I want us to walk back further in both directions. I want it to be okay to save men sometimes. And I want it to be okay to not save women sometimes. I want people to feel okay letting women decide how to prioritize their health and happiness. I want women to feel justified in focusing on creating things that feel meaningful, and not feel like they have to save each other from themselves while they’re doing it.
Hot messes are hard to look at and harder to ignore. You wouldn’t call a movie about a hard-drinking, sexually promiscuous man “Trainwreck,” a la Amy Schumer.
Nah, you’d call it “Tiger Blood” a la Charlie Sheen.
“It’s not that we don’t care as much about men. It’s that we trust men more to take care of themselves, to make choices they can live with.”
Interesting, how do you capture, how do you measure that? “Women and children” are used when we want to highlight tragedy. Men die five years earlier, yet we focus on the pay gap, not the death gap. Male suicide is more common, yet we focus on eating disorders. It is possible that we care about men as much. But this is so questionable that a mere assertion does not suffice, especially when you rest most of argument on it.

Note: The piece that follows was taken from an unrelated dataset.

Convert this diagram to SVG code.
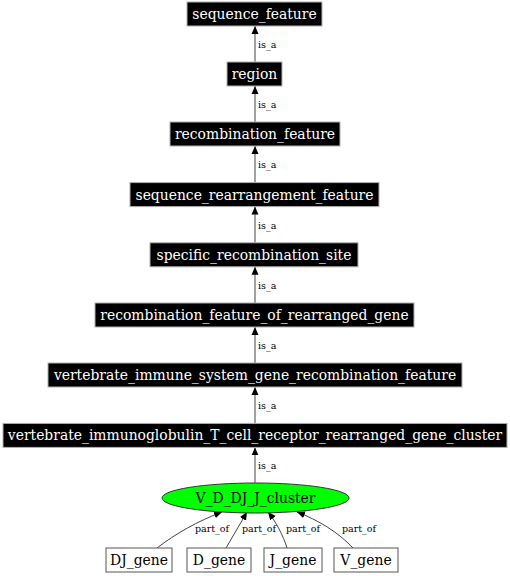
<svg xmlns="http://www.w3.org/2000/svg" width="510" height="576" viewBox="0 0 510 576">
<style>
.bk rect{fill:#000;stroke:#b0b0b0;stroke-width:1}
.bk text{fill:#fff;font-family:"DejaVu Serif",serif;font-size:13.9px;text-anchor:middle}
.wh rect{fill:#fff;stroke:#555;stroke-width:1}
.wh text{fill:#000;font-family:"DejaVu Serif",serif;font-size:13.9px;text-anchor:middle}
.el ellipse{fill:#00ff00;stroke:#333;stroke-width:1}
.el text{fill:#000;font-family:"DejaVu Serif",serif;font-size:13.9px;text-anchor:middle}
.edges path{fill:none;stroke:#444;stroke-width:1;marker-end:url(#ah)}
.lbl{font-family:"DejaVu Serif",serif;font-size:9.5px;fill:#000}
</style>
<defs>
<marker id="ah" markerWidth="8" markerHeight="8" refX="8" refY="3.5" orient="auto" markerUnits="userSpaceOnUse" viewBox="0 0 8 7">
<path d="M0,0 L8,3.5 L0,7 z" fill="#000"/>
</marker>
</defs>
<rect width="510" height="576" fill="#fff"/>
<g class="edges">
<path d="M255,62 L255,26"/>
<path d="M255,122 L255,86"/>
<path d="M255,182.6 L255,146"/>
<path d="M255,242.8 L255,206.6"/>
<path d="M255,303 L255,266.8"/>
<path d="M255,363 L255,327"/>
<path d="M255,423.4 L255,387"/>
<path d="M255,483 L255,447.4"/>
<path d="M157,548 C175,534 198,521 222,512"/>
<path d="M226,548 C233,536 240,524 247,512"/>
<path d="M287,548 C283,535 276,522 268,512"/>
<path d="M353,548 C338,532 318,520 297,512"/>
<text class="lbl" x="258" y="48">is_a</text>
<text class="lbl" x="258" y="108">is_a</text>
<text class="lbl" x="258" y="168.4">is_a</text>
<text class="lbl" x="258" y="228.6">is_a</text>
<text class="lbl" x="258" y="288.8">is_a</text>
<text class="lbl" x="258" y="349">is_a</text>
<text class="lbl" x="258" y="409.2">is_a</text>
<text class="lbl" x="258" y="469.4">is_a</text>
<text class="lbl" x="195" y="532">part_of</text>
<text class="lbl" x="242" y="532">part_of</text>
<text class="lbl" x="286" y="532">part_of</text>
<text class="lbl" x="342" y="532">part_of</text>
</g>
<g id="n0" class="bk"><rect x="187" y="2" width="135" height="24"/><text x="254.5" y="19">sequence_feature</text></g>
<g id="n1" class="bk"><rect x="227" y="62" width="55" height="24"/><text x="254.5" y="79">region</text></g>
<g id="n2" class="bk"><rect x="170" y="122" width="170" height="24"/><text x="255" y="139">recombination_feature</text></g>
<g id="n3" class="bk"><rect x="130" y="182.6" width="249" height="24"/><text x="254.5" y="199.6">sequence_rearrangement_feature</text></g>
<g id="n4" class="bk"><rect x="150" y="242.8" width="208" height="24"/><text x="254" y="259.8">specific_recombination_site</text></g>
<g id="n5" class="bk"><rect x="95" y="303" width="319" height="24"/><text x="254.5" y="320">recombination_feature_of_rearranged_gene</text></g>
<g id="n6" class="bk"><rect x="48" y="363" width="414" height="24"/><text x="255" y="380">vertebrate_immune_system_gene_recombination_feature</text></g>
<g id="n7" class="bk"><rect x="3" y="423.4" width="504" height="24"/><text x="255" y="440.4">vertebrate_immunoglobulin_T_cell_receptor_rearranged_gene_cluster</text></g>
<g id="n8" class="el"><ellipse cx="255.5" cy="498" rx="93.5" ry="15"/><text x="255.5" y="503">V_D_DJ_J_cluster</text></g>
<g id="n9" class="wh"><rect x="106" y="548" width="66" height="24"/><text x="139" y="565">DJ_gene</text></g>
<g id="n10" class="wh"><rect x="187" y="548" width="64" height="24"/><text x="219" y="565">D_gene</text></g>
<g id="n11" class="wh"><rect x="264" y="548" width="58" height="24"/><text x="293" y="565">J_gene</text></g>
<g id="n12" class="wh"><rect x="334" y="548" width="64" height="24"/><text x="366" y="565">V_gene</text></g>
</svg>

What are you doing with “misogyny” here? It seems you say that caring too much about women is anti-woman. How the hell does that translate into “hating women”? Oh well, I guess it’s paired with “survivor”. As in “they cared too much about me, these woman-haters, but I survived it”. It does ruin the concepts of “hatred” and “survival”, but hey.
“Sometimes men need it too, and our conceptions of masculine toughness and individuality and our expectations that men provide and not depend on others (our toxic masculinity) keep them from asking for help and keep us from helping them before they ask.”
Wouldn’t “our toxic masculinity” be “our misandry”? Or are you blaming men for the lack of care they receive?
Your last two paragraphs are rather excellent, you correctly identify a problem other don’t see, and your rhetorics are convincing (there’s art in simultaneously embracing and rejecting femininity). But are you aware that women are more sensitive, and that they bond over co-rumination, by focusing on vulnerability, and by maintaining egalitarian balance? That massively conflicts with what you have in mind, and you would have to finally obliterate the concept of “misogyny” (internalized or regular size) to make that fit under it. There’s a trade-off here, and women make a choice.
You wouldn’t call a movie about a hard-drinking, sexually promiscuous man “Trainwreck,” a la Amy Schumer.